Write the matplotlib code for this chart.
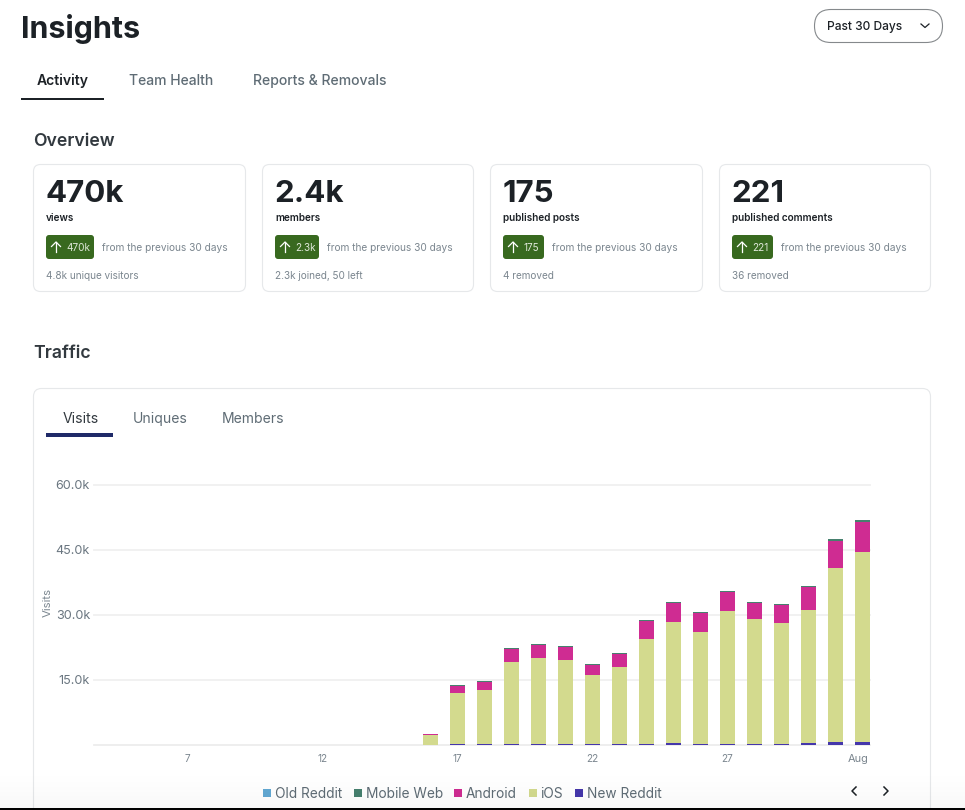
"""Insights dashboard: overview cards and stacked traffic bars."""
import matplotlib

matplotlib.use("Agg")
import matplotlib.pyplot as plt
import numpy as np
from matplotlib.patches import FancyBboxPatch, Rectangle
from matplotlib.transforms import ScaledTranslation

W, H = 965, 810

# traffic, thousands of visits per day (July 16 .. Aug 1)
days = list(range(16, 33))
new_reddit = [0, .2, .2, .2, .2, .2, .2, .2, .2, .35, .2, .2, .2, .2, .35, .7, .7]
ios = [2.15, 11.7, 12.4, 18.8, 19.75, 19.3, 15.85, 17.7, 24.15, 27.95, 25.8, 30.6, 28.8, 27.85, 30.65, 40.0, 43.7]
android = [.2, 1.65, 1.9, 3.05, 3.0, 3.0, 2.25, 3.1, 4.15, 4.3, 4.3, 4.4, 3.65, 4.15, 5.35, 6.3, 7.0]
mobile_web = [.02, .15, .15, .25, .25, .2, .3, .15, .2, .3, .3, .2, .25, .2, .25, .45, .4]
old_reddit = [0] * 17

y_ticks = [15, 30, 45, 60]
y_labels = ["15.0k", "30.0k", "45.0k", "60.0k"]
x_ticks = [7, 12, 17, 22, 27, 32]
x_labels = ["7", "12", "17", "22", "27", "Aug"]

legend_names = ["Old Reddit", "Mobile Web", "Android", "iOS", "New Reddit"]
legend_colors = ["#62a8d3", "#46806e", "#cf2c92", "#d3da8e", "#4537ab"]

card_values = ["470k", "2.4k", "175", "221"]
card_names = ["views", "members", "published posts", "published comments"]
card_deltas = ["470k", "2.3k", "175", "221"]
card_notes = ["4.8k unique visitors", "2.3k joined, 50 left", "4 removed", "36 removed"]

# card layout in pixels
card_left = [33.5, 262.5, 490.5, 719.5]
card_right = [245.5, 473.5, 702.5, 930.5]
badge_right = [94, 319, 544, 773]
from_x = [102, 327, 552, 781]

DARK = "#1c2126"
GREY = "#5f6c75"
LIGHT = "#7b868f"
GREEN = "#38691f"


def pt(px):
    return px * 0.72


plt.rcParams["font.family"] = ["Inter", "DejaVu Sans"]

fig = plt.figure(figsize=(W / 100, H / 100), dpi=100, facecolor="white")
page = fig.add_axes([0, 0, 1, 1], zorder=0)
page.set_xlim(0, W)
page.set_ylim(H, 0)
page.axis("off")


def label(x, y, s, size, color=GREY, weight="normal", ha="left"):
    # y is the middle of the x-height band, text sits on its baseline
    page.text(x, y + 0.36 * size, s, fontsize=pt(size), color=color, fontweight=weight,
              ha=ha, va="baseline")


def rounded(x0, y0, x1, y1, r, fc="white", ec="#e6e8ea", lw=0.8):
    page.add_patch(FancyBboxPatch((x0 + r, y0 + r), x1 - x0 - 2 * r, y1 - y0 - 2 * r,
                                  boxstyle=f"round,pad={r},rounding_size={r}",
                                  fc=fc, ec=ec, lw=lw))


# header
label(21, 27, "Insights", 30.5, DARK, "bold")
label(37, 80, "Activity", 14, DARK, "semibold")
label(128.8, 80, "Team Health", 13.9, GREY, "medium")
label(253, 80, "Reports & Removals", 14, GREY, "medium")
page.add_patch(Rectangle((21, 98), 83, 2, fc=DARK, ec="none"))

rounded(814.5, 9.5, 942.5, 42.5, 16.5, ec="#85898c", lw=0.8)
label(827, 25.8, "Past 30 Days", 12, DARK, "medium")
page.plot([921, 925, 929], [24, 27.5, 24], color=DARK, lw=0.9)

label(33.3, 139.2, "Overview", 17.7, "#32393f", "semibold")
label(33.3, 351.6, "Traffic", 17.7, "#32393f", "semibold")

# overview cards
for i in range(4):
    x = card_left[i] + 12.5
    rounded(card_left[i], 164.5, card_right[i], 291.5, 7)
    label(x - 0.5, 191.1, card_values[i], 31.3, DARK, "bold")
    label(x, 217.4, card_names[i], 10, DARK, "semibold")
    rounded(x, 235, badge_right[i], 259, 3, fc=GREEN, ec="none", lw=0)
    ax_x = x + 10
    page.plot([ax_x, ax_x], [252, 242], color="white", lw=0.9)
    page.plot([ax_x - 4.5, ax_x, ax_x + 4.5], [246.5, 242, 246.5], color="white", lw=0.9)
    label(x + 20, 247.7, card_deltas[i], 10, "#dfe8d9")
    label(from_x[i], 247.7, "from the previous 30 days", 10.15, LIGHT)
    label(x, 275.7, card_notes[i], 10, LIGHT)

# traffic card runs off the bottom of the screenshot
rounded(33.5, 388.5, 930.5, 830, 8)
label(62.3, 418.3, "Visits", 14, "#32393f")
label(133, 418.3, "Uniques", 14, GREY)
label(221.7, 418.3, "Members", 14, GREY)
page.add_patch(Rectangle((46, 433), 67, 4, fc="#1f2a68", ec="none"))

# stacked bars
ax = fig.add_axes([94 / W, 1 - 744.6 / H, 776 / W, 259.8 / H], zorder=1)
ax.patch.set_alpha(0)
ax.set_xlim(3.537, 32.28)
ax.set_ylim(0, 60)
bottom = np.zeros(len(days))
for name, values, color in zip(
    legend_names[::-1],
    [new_reddit, ios, android, mobile_web, old_reddit],
    legend_colors[::-1],
):
    ax.bar(days, values, width=0.556, bottom=bottom, color=color, label=name,
           zorder=3, linewidth=0, clip_on=False)
    bottom += np.array(values)

for side in ["top", "right", "left"]:
    ax.spines[side].set_visible(False)
ax.spines["bottom"].set_color("#ededed")
ax.spines["bottom"].set_linewidth(1.3)
ax.spines["bottom"].set_zorder(1)
ax.grid(axis="y", color="#f0f0f0", lw=1.3, zorder=0, clip_on=False)
ax.set_axisbelow(True)
ax.set_yticks(y_ticks, y_labels, fontsize=pt(12.6), color="#6a7680")
ax.set_xticks(x_ticks, x_labels, fontsize=pt(10), color=LIGHT)
ax.tick_params(axis="both", length=0)
ax.tick_params(axis="y", pad=2.8)
ax.tick_params(axis="x", pad=7)
aug = ax.get_xticklabels()[-1]
aug.set_fontsize(pt(11))
aug.set_transform(aug.get_transform() + ScaledTranslation(-4.5 / 100, 0, fig.dpi_scale_trans))
page.text(47.5, 602, "Visits", fontsize=pt(11.5), color=LIGHT, rotation=90, ha="center", va="center")

# legend
swatch_x = [263, 354, 454, 528.5, 575]
for x, name, color in zip(swatch_x, legend_names, legend_colors):
    page.add_patch(Rectangle((x, 788.5), 8, 8, fc=color, ec="none"))
    label(x + 12, 792.7, name, 13.7, GREY)

# pager arrows
page.plot([856, 852, 856], [787, 791, 795], color=DARK, lw=1.1)
page.plot([884, 888, 884], [787, 791, 795], color=DARK, lw=1.1)

# fade at the foot of the screen, then the black strip
overlay = fig.add_axes([0, 0, 1, 1], zorder=2)
overlay.axis("off")
fade = np.zeros((64, 2, 4))
fade[..., 3] = np.linspace(0, 0.1, 64)[:, None] ** 1.5
overlay.imshow(fade, extent=(0, W, 808, 765), aspect="auto", zorder=1)
overlay.set_xlim(0, W)
overlay.set_ylim(H, 0)
overlay.add_patch(Rectangle((0, 808), W, 2, fc="black", ec="none", zorder=2))

fig.savefig("out.png", dpi=100)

Exercise task:
Tally up the lines in the preceding listing that contain the string "matplotlib". Respond with the number and nothing else.

Expected answer:
6